Día seis. Con los grandes hits de los Smiths volumen
uno, llegamos sin contratiempos hasta El Amatillo, la frontera con
Honduras. La música iba siendo acompasada por los destellos de
los focos de Navidad. El paso hacia Honduras fue tan largo,
mutltitudinario y caro como de costumbre. El trinomio de aflojar todo
lo aflojable funcionó de maravilla. En la primera gasolinera
compramos pastelillos, agua y un paquete de cigarros Imperial con un
regusto a chocolate nauseabundo. Gracias al estado inmejorable de la
carretera, cruzamos los 136 kilómetros de Honduras con el
primer disco de Secret World Live de Peter Gabriel. Cerca del
mediodía llegamos a El Guasaule, la frontera con
Nicaragua.
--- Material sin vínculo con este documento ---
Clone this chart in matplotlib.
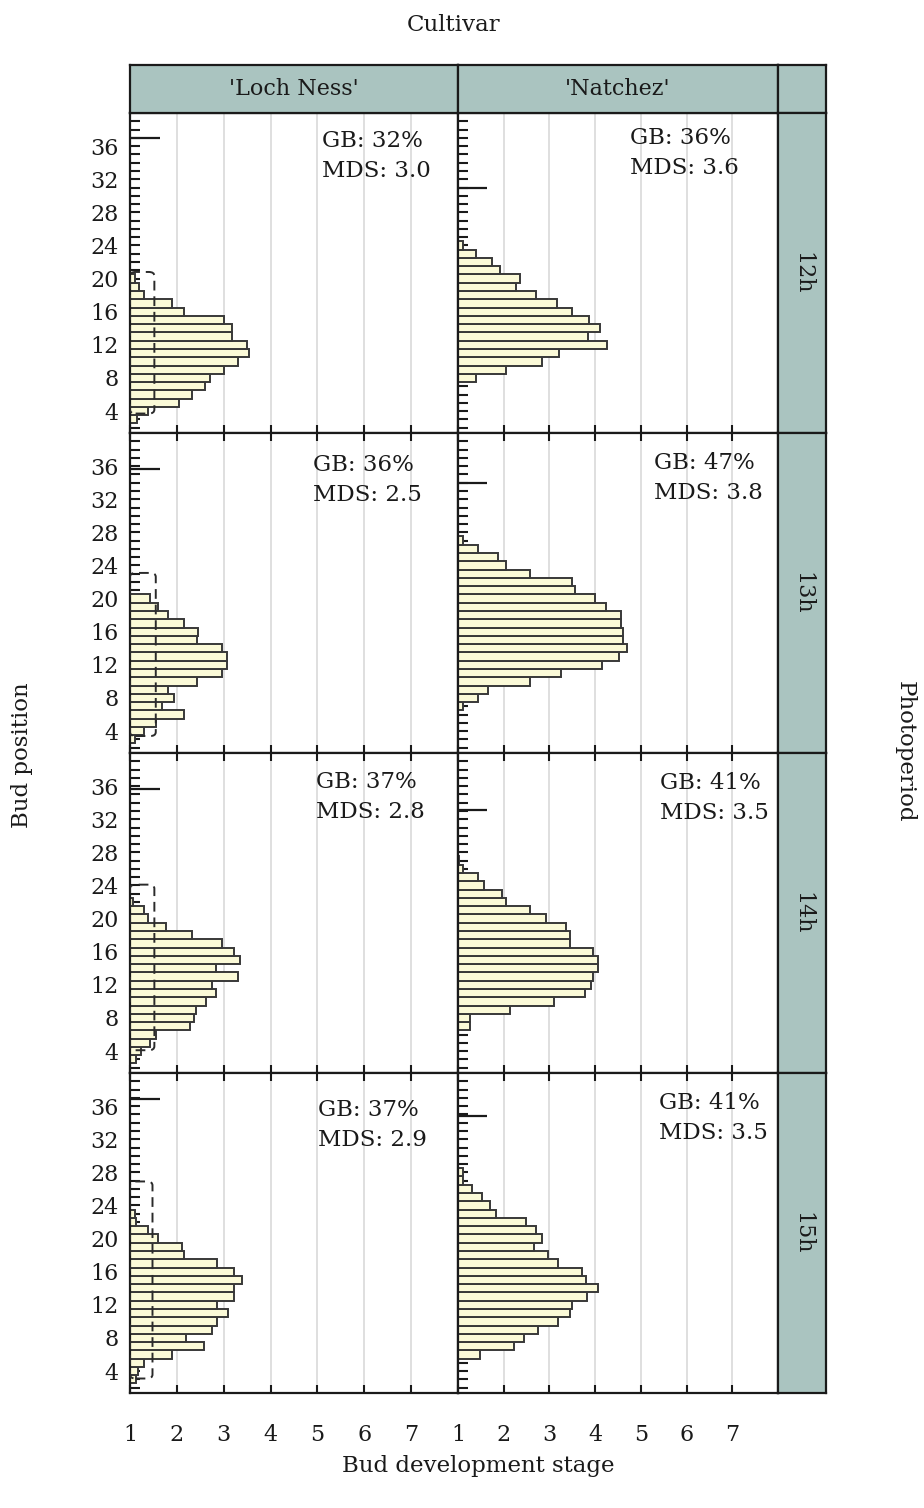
import matplotlib
matplotlib.use("Agg")
import matplotlib.pyplot as plt
from matplotlib.patches import FancyBboxPatch
import numpy as np

plt.rcParams["font.family"] = ["DejaVu Serif"]

W, H = 924, 1508

cultivars = ["'Loch Ness'", "'Natchez'"]
photoperiods = ["12h", "13h", "14h", "15h"]

# Mean bud development stage at each bud position (lowest position first)
ln_12h_start = 3
ln_12h = [1.14, 1.38, 2.04, 2.32, 2.59, 2.71, 3.01, 3.31, 3.53, 3.49,
          3.18, 3.18, 3.01, 2.16, 1.90, 1.30, 1.20, 1.10]
nz_12h_start = 8
nz_12h = [1.40, 2.05, 2.83, 3.22, 4.27, 3.84, 4.10, 3.87, 3.49, 3.17,
          2.71, 2.26, 2.35, 1.92, 1.74, 1.40, 1.10]
ln_13h_start = 3
ln_13h = [1.10, 1.30, 1.55, 2.16, 1.68, 1.94, 1.82, 2.42, 2.97, 3.08,
          3.08, 2.97, 2.42, 2.46, 2.16, 1.82, 1.60, 1.43]
nz_13h_start = 7
nz_13h = [1.10, 1.44, 1.65, 2.57, 3.26, 4.14, 4.53, 4.70, 4.61, 4.61,
          4.57, 4.57, 4.23, 4.00, 3.57, 3.49, 2.57, 2.05, 1.88, 1.44, 1.12]
ln_14h_start = 3
ln_14h = [1.12, 1.23, 1.43, 1.56, 2.29, 2.37, 2.41, 2.63, 2.84, 2.75,
          3.30, 2.84, 3.35, 3.22, 2.97, 2.33, 1.77, 1.39, 1.30, 1.06]
nz_14h_start = 7
nz_14h = [1.27, 1.27, 2.14, 3.09, 3.78, 3.91, 3.96, 4.06, 4.06, 3.96,
          3.44, 3.44, 3.36, 2.92, 2.57, 2.05, 1.96, 1.57, 1.44, 1.10, 1.03]
ln_15h_start = 3
ln_15h = [1.12, 1.18, 1.30, 1.90, 2.58, 2.20, 2.76, 2.85, 3.10, 2.85,
          3.22, 3.22, 3.39, 3.22, 2.85, 2.16, 2.11, 1.60, 1.38, 1.12, 1.11]
nz_15h_start = 6
nz_15h = [1.49, 2.23, 2.44, 2.75, 3.18, 3.44, 3.49, 3.83, 4.06, 3.79,
          3.72, 3.18, 2.97, 2.66, 2.84, 2.70, 2.49, 1.83, 1.70, 1.53,
          1.31, 1.12, 1.12]

stages = [[(ln_12h_start, ln_12h), (nz_12h_start, nz_12h)],
          [(ln_13h_start, ln_13h), (nz_13h_start, nz_13h)],
          [(ln_14h_start, ln_14h), (nz_14h_start, nz_14h)],
          [(ln_15h_start, ln_15h), (nz_15h_start, nz_15h)]]

# Percentage of green buds and mean development stage per panel
gb_pct = [[32, 36], [36, 47], [37, 41], [37, 41]]
mds = [[3.0, 3.6], [2.5, 3.8], [2.8, 3.5], [2.9, 3.5]]

# Mean number of nodes per shoot (long tick on the position axis)
mean_nodes = [[37.0, 31.0], [35.7, 34.0], [35.7, 33.1], [36.9, 34.8]]

# Reference band for 'Loch Ness': stage limit and position range
ref_stage = [1.52, 1.55, 1.52, 1.48]
ref_low = [3.7, 3.4, 4.1, 3.1]
ref_high = [20.8, 23.1, 24.1, 26.9]

# Annotation anchors (stage, position) per panel
note_xy = [[(5.09, 36.6), (4.76, 37.0)],
           [(4.90, 36.1), (5.28, 36.4)],
           [(4.97, 36.5), (5.41, 36.4)],
           [(5.01, 35.5), (5.39, 36.4)]]

stage_ticks = [1, 2, 3, 4, 5, 6, 7]
pos_ticks = [4, 8, 12, 16, 20, 24, 28, 32, 36]
pos_minor = list(range(2, 40))

STRIP = "#aac4c0"
BAR_FILL = "#fbfad8"
BAR_EDGE = "#383838"
INK = "#1a1a1a"

fig = plt.figure(figsize=(W / 100, H / 100), dpi=100)


def rect(x0, y0, x1, y1):
    return [x0 / W, 1 - y1 / H, (x1 - x0) / W, (y1 - y0) / H]


cols = [(130, 458), (458, 778)]
rows = [(113, 433), (433, 753), (753, 1073), (1073, 1393)]
YLIM = (1.35, 40.0)
XLIM = (1.0, 8.0)

for r, (y0, y1) in enumerate(rows):
    for c, (x0, x1) in enumerate(cols):
        ax = fig.add_axes(rect(x0, y0, x1, y1))
        ax.set_xlim(*XLIM)
        ax.set_ylim(*YLIM)
        for g in stage_ticks[1:]:
            ax.axvline(g, color="#d9d9d9", lw=1.2, zorder=0)
        start, vals = stages[r][c]
        pos = np.arange(start, start + len(vals))
        vals = np.asarray(vals)
        ax.barh(pos, vals - 1.0, left=1.0, height=1.0, color=BAR_FILL,
                edgecolor=BAR_EDGE, linewidth=1.4, zorder=2)
        if c == 0:
            box = FancyBboxPatch((1.0, ref_low[r]), ref_stage[r] - 1.0,
                                 ref_high[r] - ref_low[r],
                                 boxstyle="round,pad=0,rounding_size=0.12",
                                 fill=False, edgecolor="#2a2a2a",
                                 linestyle=(0, (5, 3)), linewidth=1.4,
                                 zorder=3, mutation_aspect=4)
            ax.add_patch(box)
        # long tick marking the mean node count
        ax.plot([1.0, 1.64], [mean_nodes[r][c]] * 2, color=INK, lw=1.6,
                zorder=4, solid_capstyle="butt")
        gx, gy = note_xy[r][c]
        ax.text(gx, gy, f"GB: {gb_pct[r][c]}%", fontsize=16.5, color=INK,
                ha="left", va="center", zorder=5)
        ax.text(gx, gy - 3.6, f"MDS: {mds[r][c]:.1f}", fontsize=16.5,
                color=INK, ha="left", va="center", zorder=5)

        ax.set_yticks(pos_ticks)
        ax.set_yticks(pos_minor, minor=True)
        ax.set_xticks(stage_ticks)
        ax.tick_params(axis="y", which="both", direction="in", length=7,
                       width=1.5, color=INK, right=False,
                       labelleft=(c == 0), labelsize=16, pad=8,
                       labelcolor=INK)
        ax.tick_params(axis="x", which="both", direction="in", length=6,
                       width=1.5, color=INK, top=(r > 0),
                       labelbottom=(r == len(rows) - 1), labelsize=16,
                       pad=22, labelcolor=INK)
        for s in ax.spines.values():
            s.set_linewidth(1.6)
            s.set_color(INK)

# column strips
for c, (x0, x1) in enumerate(cols):
    sax = fig.add_axes(rect(x0, 65, x1, 113))
    sax.set_facecolor(STRIP)
    sax.set_xticks([])
    sax.set_yticks([])
    for s in sax.spines.values():
        s.set_linewidth(1.6)
        s.set_color(INK)
    sax.text(0.5, 0.5, cultivars[c], ha="center", va="center",
             fontsize=16, color=INK, transform=sax.transAxes)

corner = fig.add_axes(rect(778, 65, 826, 113))
corner.set_facecolor(STRIP)
corner.set_xticks([])
corner.set_yticks([])
for s in corner.spines.values():
    s.set_linewidth(1.6)
    s.set_color(INK)

# row strips
for r, (y0, y1) in enumerate(rows):
    sax = fig.add_axes(rect(778, y0, 826, y1))
    sax.set_facecolor(STRIP)
    sax.set_xticks([])
    sax.set_yticks([])
    for s in sax.spines.values():
        s.set_linewidth(1.6)
        s.set_color(INK)
    sax.text(0.5, 0.5, photoperiods[r], ha="center", va="center",
             rotation=-90, fontsize=16, color=INK, transform=sax.transAxes)

fig.text(454 / W, 1 - 25 / H, "Cultivar", ha="center", va="center",
         fontsize=16.5, color=INK)
fig.text(478 / W, 1 - 1466 / H, "Bud development stage", ha="center",
         va="center", fontsize=16.5, color=INK)
fig.text(22 / W, 1 - 755 / H, "Bud position", ha="center", va="center",
         rotation=90, fontsize=16.5, color=INK)
fig.text(905 / W, 1 - 752 / H, "Photoperiod", ha="center", va="center",
         rotation=-90, fontsize=16.5, color=INK)

fig.savefig("out.png", dpi=100, facecolor="white")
Mientras esperábamos los resultados del tramitador,
comimos plátanos verdes fritos, acompañados por unas
latas de cerveza Toña. Emprendimos el camino hasta Managua con
la sensación de estar llegando a casa. El huracán
empezaba a terminarse, aunque los destrozos durarían mucho
tiempo. Oímos Thrak de King Crimson, Live Around the
World de Miles Davis, el Songbook de Billie Holiday y
llegamos, cerca de las cinco de la tarde, con los éxitos de
José Antonio Méndez. "Misión
cumplida", le dije al diplomático,
señalándole el superautomóvil estacionado frente
a la dirección en criptograma que había apuntado en
México. También agregué: "creo que te
hubiera salido más barato comprar un
Mercedes-Benz". Después de bañarnos, comimos en un
restaurante tradicional nicaragüense de nombre Los Antojitos. De
ahí fuimos al aeropuerto para tomar el avión de
regreso. Yo, argumentando cualquier cosa, manejé todo el
tiempo; quería evitar que el diplomático advirtiera los
destellos de los focos navideños, el escudito de la trompa que
había volado en la carretera y los abollones de los
tramitadores.
Abordamos el vuelo nocturno de Taca con destino a la ciudad de
México. Una azafata vociferó las indicaciones de
rigor. Centro América se quedó abajo; recliné mi
asiento y pedí una ginebra doble. Ahora tardaremos dos horas en
la misma distancia que nos tomó seis días, le dije a mi
copiloto, que era rubia y venía profundamente dormida.